Researchers at the John J. Heldrich Center for Workforce Development at Rutgers University said the financial strain that comes with being out of work combined with the sometimes daunting task of seeking new employment in a difficult job market has left many Americans "traumatized."
"Psychologically, it's a world of hurt out there for the jobless," Cliff Zukin, a Rutgers professor and co-author of the study, said during a conference call with reporters.
Zukin said "significant numbers" of respondents have had trouble sleeping since losing their jobs, have strained relations with family members and increased alcohol and drug dependency. Many also say they now avoid social situations.
The report released Thursday is based on a survey of 1,200 Americans who have been unemployed and looking for a job for the past 12 months. Two-thirds of respondents reported being depressed. More than half said they have borrowed money from friends or relatives.

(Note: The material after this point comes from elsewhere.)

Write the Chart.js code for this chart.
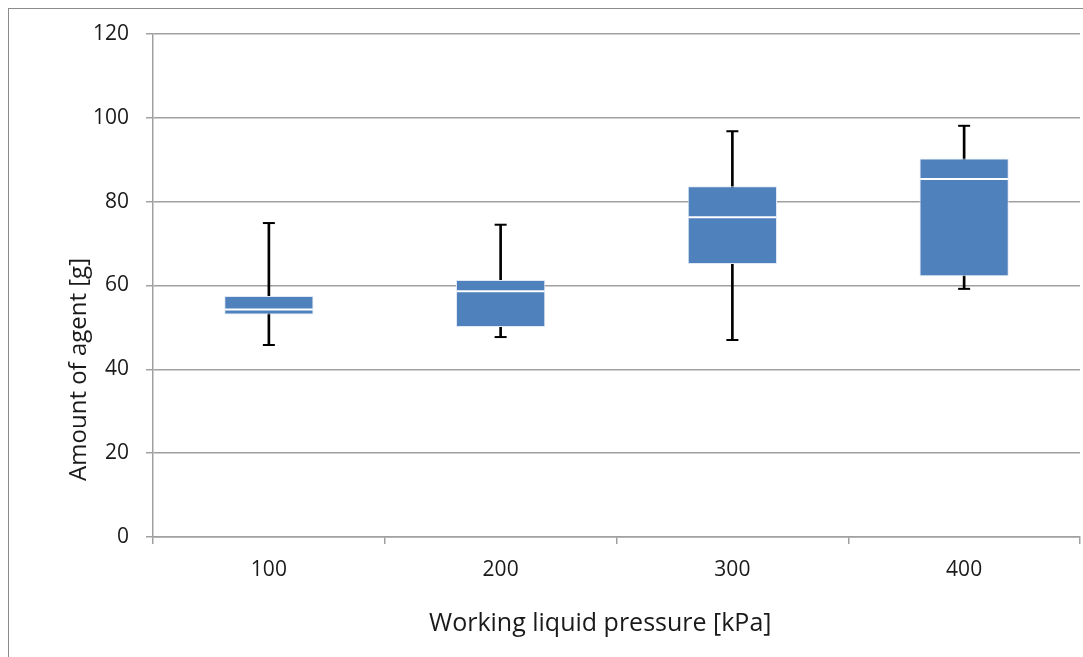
<!DOCTYPE html>
<html>
<head>
<meta charset="utf-8">
<script src="https://cdn.jsdelivr.net/npm/chart.js@4.4.0/dist/chart.umd.min.js"></script>
<style>
  html, body { margin: 0; padding: 0; background: #fff; }
  #wrap { position: relative; width: 1083px; height: 657px; overflow: hidden; }
  #frame { position: absolute; left: 8px; top: 8px; width: 1200px; height: 800px; border: 1px solid #8c8c8c; pointer-events: none; }
  canvas { position: absolute; left: 0; top: 0; }
</style>
</head>
<body>
<div id="wrap">
  <canvas id="c" width="1083" height="657"></canvas>
  <div id="frame"></div>
</div>
<script>
const categories = ['100', '200', '300', '400'];
const minValues = [45.8, 47.7, 47.0, 59.2];
const q1Values = [53.1, 50.1, 65.1, 62.2];
const medianValues = [54.3, 58.6, 76.3, 85.4];
const q3Values = [57.5, 61.3, 83.7, 90.3];
const maxValues = [74.9, 74.5, 96.8, 98.1];
const yTicks = [0, 20, 40, 60, 80, 100, 120];
const xTitle = 'Working liquid pressure [kPa]';
const yTitle = 'Amount of agent [g]';

const boxData = categories.map((c, i) => [q1Values[i], q3Values[i]]);
const whiskerData = categories.map((c, i) => [minValues[i], maxValues[i]]);

const FONT = "'Open Sans', 'Liberation Sans', sans-serif";
const TXT = '#1a1a1a';
const GRID = '#a0a0a0';
const NB = '\u00a0';

new Chart(document.getElementById('c'), {
  type: 'bar',
  data: {
    labels: categories,
    datasets: [
      { type: 'line', label: 'median', data: medianValues, showLine: false,
        pointStyle: 'line', pointRadius: 44, pointBorderColor: '#ffffff',
        pointBorderWidth: 2, order: 0 },
      { type: 'line', label: 'max', data: maxValues, showLine: false,
        pointStyle: 'line', pointRadius: 6, pointBorderColor: '#000000',
        pointBorderWidth: 2, order: 1 },
      { type: 'line', label: 'min', data: minValues, showLine: false,
        pointStyle: 'line', pointRadius: 6, pointBorderColor: '#000000',
        pointBorderWidth: 2, order: 1 },
      { type: 'bar', label: 'box', data: boxData, grouped: false,
        backgroundColor: '#4f81bd', borderColor: '#dfe8f4', borderWidth: 1,
        borderSkipped: false, categoryPercentage: 1.0, barPercentage: 0.385, order: 2 },
      { type: 'bar', label: 'whisker', data: whiskerData, grouped: false,
        backgroundColor: '#000000', barThickness: 2, order: 3 }
    ]
  },
  options: {
    responsive: false,
    animation: false,
    events: [],
    layout: { autoPadding: false, padding: { left: 0, right: 3, top: 34, bottom: 0 } },
    plugins: { legend: { display: false }, tooltip: { enabled: false } },
    scales: {
      x: {
        type: 'category',
        offset: true,
        grid: { display: true, drawOnChartArea: false, drawTicks: true, offset: true,
                tickLength: 7, color: GRID, lineWidth: 1.5 },
        border: { display: true, color: GRID, width: 1.5 },
        ticks: { color: TXT, font: { family: FONT, size: 21 }, padding: 13 },
        title: { display: true, text: xTitle + NB.repeat(5), color: TXT,
                 font: { family: FONT, size: 25 }, padding: { top: 0, bottom: 18 } },
        afterFit: (s) => { s.height = 120; }
      },
      y: {
        min: 0, max: 120,
        afterBuildTicks: (s) => { s.ticks = yTicks.map(v => ({ value: v })); },
        grid: { display: true, drawOnChartArea: true, drawTicks: true, tickLength: 7,
                color: GRID, lineWidth: 1.5 },
        border: { display: true, color: GRID, width: 1.5 },
        ticks: { color: TXT, font: { family: FONT, size: 21 }, padding: 17 },
        title: { display: true, text: NB.repeat(9) + yTitle, align: 'start', color: TXT,
                 font: { family: FONT, size: 24 }, padding: { top: 65, bottom: 0 } },
        afterFit: (s) => { s.width = 153; }
      }
    }
  }
});
</script>
</body>
</html>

One quarter said they have skipped mortgage or rent payments.
Meanwhile, just 40 percent received unemployment insurance, and 83 percent of those who got aid said they're concerned the benefits will run out before they find a job. Half said they didn't have health insurance.
The survey found 60 percent of the recently unemployed lost their jobs without warning, while just 15 percent got some type of severance and almost none were offered retraining. More than half lost their jobs for the first time, while 40 percent had held the same job for three or more years.
"The jobless have had to face the fact that their old jobs, incomes, and work identity are gone," Zukin said.
Job loss also has hit more affluent workers and educated professionals hard, the survey found. More than a quarter of those unemployed for the first time earned $75,000 or more a year.
"This is not your ordinary dip in the business cycle," said report co-author and Rutgers professor Carl Van Horn.
"Americans believe that this is the (Hurricane) Katrina of recessions. Folks are on their rooftops without a boat. The water is rising, and many see no way out."